--- DIRECTIONS ---
Search the listing below for the word "React" and copy each line that holds it.

--- PROVIDED ENTRIES ---
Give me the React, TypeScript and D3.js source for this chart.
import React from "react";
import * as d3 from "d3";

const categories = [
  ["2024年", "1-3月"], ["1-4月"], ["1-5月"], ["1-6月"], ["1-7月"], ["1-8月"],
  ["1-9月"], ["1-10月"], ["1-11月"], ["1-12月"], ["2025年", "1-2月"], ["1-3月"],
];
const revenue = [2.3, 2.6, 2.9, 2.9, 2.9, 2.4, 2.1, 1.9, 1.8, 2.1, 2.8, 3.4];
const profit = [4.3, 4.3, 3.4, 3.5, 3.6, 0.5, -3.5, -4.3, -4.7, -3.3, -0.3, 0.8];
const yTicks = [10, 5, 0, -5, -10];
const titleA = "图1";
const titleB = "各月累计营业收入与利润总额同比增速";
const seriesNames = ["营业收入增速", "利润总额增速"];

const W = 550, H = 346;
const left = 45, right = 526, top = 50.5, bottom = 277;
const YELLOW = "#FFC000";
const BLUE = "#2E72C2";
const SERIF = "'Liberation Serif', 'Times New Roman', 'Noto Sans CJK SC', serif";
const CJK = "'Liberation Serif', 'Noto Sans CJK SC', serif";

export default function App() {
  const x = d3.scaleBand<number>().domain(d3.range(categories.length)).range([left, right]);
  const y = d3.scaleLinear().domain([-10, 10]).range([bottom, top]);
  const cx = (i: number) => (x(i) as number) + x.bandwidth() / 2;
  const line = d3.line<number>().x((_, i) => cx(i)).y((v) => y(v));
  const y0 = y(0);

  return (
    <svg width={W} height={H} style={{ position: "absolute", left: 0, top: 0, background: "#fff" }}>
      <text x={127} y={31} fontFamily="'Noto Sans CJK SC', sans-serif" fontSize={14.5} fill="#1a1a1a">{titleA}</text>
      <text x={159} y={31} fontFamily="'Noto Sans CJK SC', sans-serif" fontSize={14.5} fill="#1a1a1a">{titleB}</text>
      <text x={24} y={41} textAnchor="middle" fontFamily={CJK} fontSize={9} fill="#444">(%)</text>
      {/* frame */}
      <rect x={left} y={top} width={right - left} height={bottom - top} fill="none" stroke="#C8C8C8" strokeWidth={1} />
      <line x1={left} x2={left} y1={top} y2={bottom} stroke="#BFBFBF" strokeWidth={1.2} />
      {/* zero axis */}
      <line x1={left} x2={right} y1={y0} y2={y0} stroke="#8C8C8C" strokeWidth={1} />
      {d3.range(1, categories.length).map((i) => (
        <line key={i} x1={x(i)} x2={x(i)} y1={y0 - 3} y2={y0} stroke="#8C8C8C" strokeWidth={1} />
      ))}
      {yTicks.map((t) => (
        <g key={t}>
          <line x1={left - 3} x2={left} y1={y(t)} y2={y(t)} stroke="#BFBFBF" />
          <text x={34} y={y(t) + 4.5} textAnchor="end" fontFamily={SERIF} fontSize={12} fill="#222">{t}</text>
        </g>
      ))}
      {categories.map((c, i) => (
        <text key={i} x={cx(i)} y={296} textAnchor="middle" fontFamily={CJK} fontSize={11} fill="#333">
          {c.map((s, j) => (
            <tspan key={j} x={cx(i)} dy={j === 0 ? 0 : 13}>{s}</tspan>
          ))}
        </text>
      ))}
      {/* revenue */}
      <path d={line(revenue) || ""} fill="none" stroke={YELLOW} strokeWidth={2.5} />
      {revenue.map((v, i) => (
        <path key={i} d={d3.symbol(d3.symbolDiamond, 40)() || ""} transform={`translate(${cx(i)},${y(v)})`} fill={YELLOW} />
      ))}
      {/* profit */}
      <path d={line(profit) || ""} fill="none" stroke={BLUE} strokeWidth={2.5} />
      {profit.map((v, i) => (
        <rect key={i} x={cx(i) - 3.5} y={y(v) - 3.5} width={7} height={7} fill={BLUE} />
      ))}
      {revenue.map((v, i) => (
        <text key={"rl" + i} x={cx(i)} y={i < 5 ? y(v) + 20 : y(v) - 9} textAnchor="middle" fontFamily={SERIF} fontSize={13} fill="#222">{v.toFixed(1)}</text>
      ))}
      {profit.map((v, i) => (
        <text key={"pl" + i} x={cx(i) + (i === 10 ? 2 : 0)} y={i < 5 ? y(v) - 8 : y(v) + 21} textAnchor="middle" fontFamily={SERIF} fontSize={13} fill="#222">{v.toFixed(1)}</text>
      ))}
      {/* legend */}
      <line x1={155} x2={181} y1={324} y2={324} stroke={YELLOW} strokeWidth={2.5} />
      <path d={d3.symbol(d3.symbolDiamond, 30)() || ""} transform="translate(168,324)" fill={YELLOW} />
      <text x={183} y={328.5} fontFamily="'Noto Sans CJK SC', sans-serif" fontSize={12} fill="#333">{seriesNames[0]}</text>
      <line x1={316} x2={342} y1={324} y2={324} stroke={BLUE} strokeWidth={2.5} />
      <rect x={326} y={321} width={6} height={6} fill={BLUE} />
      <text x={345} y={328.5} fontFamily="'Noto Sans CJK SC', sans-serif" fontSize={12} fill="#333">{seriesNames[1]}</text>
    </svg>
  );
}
==
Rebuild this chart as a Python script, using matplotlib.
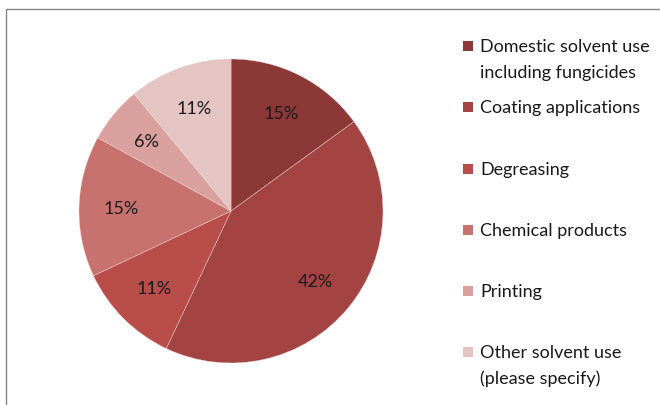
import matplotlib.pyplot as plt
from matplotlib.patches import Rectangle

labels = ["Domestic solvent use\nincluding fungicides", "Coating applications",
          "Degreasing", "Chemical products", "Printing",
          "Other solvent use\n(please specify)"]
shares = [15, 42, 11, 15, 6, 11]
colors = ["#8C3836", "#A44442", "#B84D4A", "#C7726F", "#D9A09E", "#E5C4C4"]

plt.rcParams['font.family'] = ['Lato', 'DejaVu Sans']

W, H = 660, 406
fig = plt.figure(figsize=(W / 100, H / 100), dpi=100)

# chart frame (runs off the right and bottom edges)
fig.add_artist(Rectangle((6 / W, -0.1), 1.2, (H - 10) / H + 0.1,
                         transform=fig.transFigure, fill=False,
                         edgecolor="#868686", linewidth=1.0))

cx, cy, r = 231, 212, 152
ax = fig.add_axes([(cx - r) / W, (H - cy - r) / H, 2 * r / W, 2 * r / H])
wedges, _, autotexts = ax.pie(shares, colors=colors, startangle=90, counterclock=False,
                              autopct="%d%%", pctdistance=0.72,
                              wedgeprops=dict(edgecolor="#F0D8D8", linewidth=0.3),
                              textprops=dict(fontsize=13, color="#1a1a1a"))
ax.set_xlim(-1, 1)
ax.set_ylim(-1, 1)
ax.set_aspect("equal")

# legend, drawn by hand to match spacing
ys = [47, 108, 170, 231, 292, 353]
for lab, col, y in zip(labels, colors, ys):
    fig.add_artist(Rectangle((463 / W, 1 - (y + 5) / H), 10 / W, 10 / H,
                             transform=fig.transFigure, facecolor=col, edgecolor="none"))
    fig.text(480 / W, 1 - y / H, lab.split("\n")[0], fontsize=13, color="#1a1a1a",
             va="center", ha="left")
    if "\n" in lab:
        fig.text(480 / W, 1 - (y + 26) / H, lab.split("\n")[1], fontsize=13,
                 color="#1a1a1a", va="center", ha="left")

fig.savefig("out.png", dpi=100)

--- ANSWER TO THE EXERCISE ---
Give me the React, TypeScript and D3.js source for this chart.
import React from "react";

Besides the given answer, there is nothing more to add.